From next February, trustees of defined-contribution schemes are required to produce a “Chairman’s statement” as part of the scheme’s annual report to members. Included in this must be a statement as to whether the trustees consider that the charges and transaction costs of the scheme’s underlying investments represent “good value for members”.

This has caused some confusion and annoyance as “good value” is not defined anywhere in the legislation and the Pensions Regulator’s guidance is a little vague and general.

There has also been a barrage of criticism that the “good value” requirement is only applied to costs and charges. In a defined-contribution scheme, where the scheme member bears all the risk, the investment performance is surely the most important factor in deciding whether the scheme represents “value for money”.

However, to comply with the legislation, it would appear that, at present, best practice can be summarised in the following points.

  1. The trustees should set out a clear process for structuring and preparing the statement and maintaining an audit trail. The trustees must establish what the costs and charges actually are. While some will be easy to establish, others such as bid/offer spreads may need help from the investment manager.
  2. The trustees must ensure that the concept of “good value” is in accordance with the legislation and regulatory guidance. You may need to consult your legal adviser.
  3. The trustees’ evaluation process should be transparent and measurable. The evaluation process must not be seen simply as a device to drive down costs.
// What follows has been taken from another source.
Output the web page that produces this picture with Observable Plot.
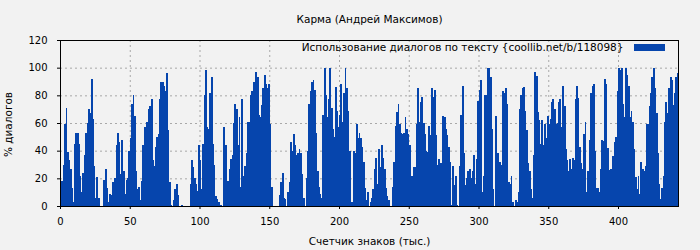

It will inevitably involve some level of subjective judgment but this should be the same for each year’s statement, so that members can make valid comparisons.
  4. The statement must be presented to members in an easily understandable form and in plain English, with no pensions jargon or acronyms!
  5. The above procedures should be kept under review and amended as necessary. The concept of “good value” will undoubtedly evolve over time. The trustees must not regard this process as an annual box-ticking exercise.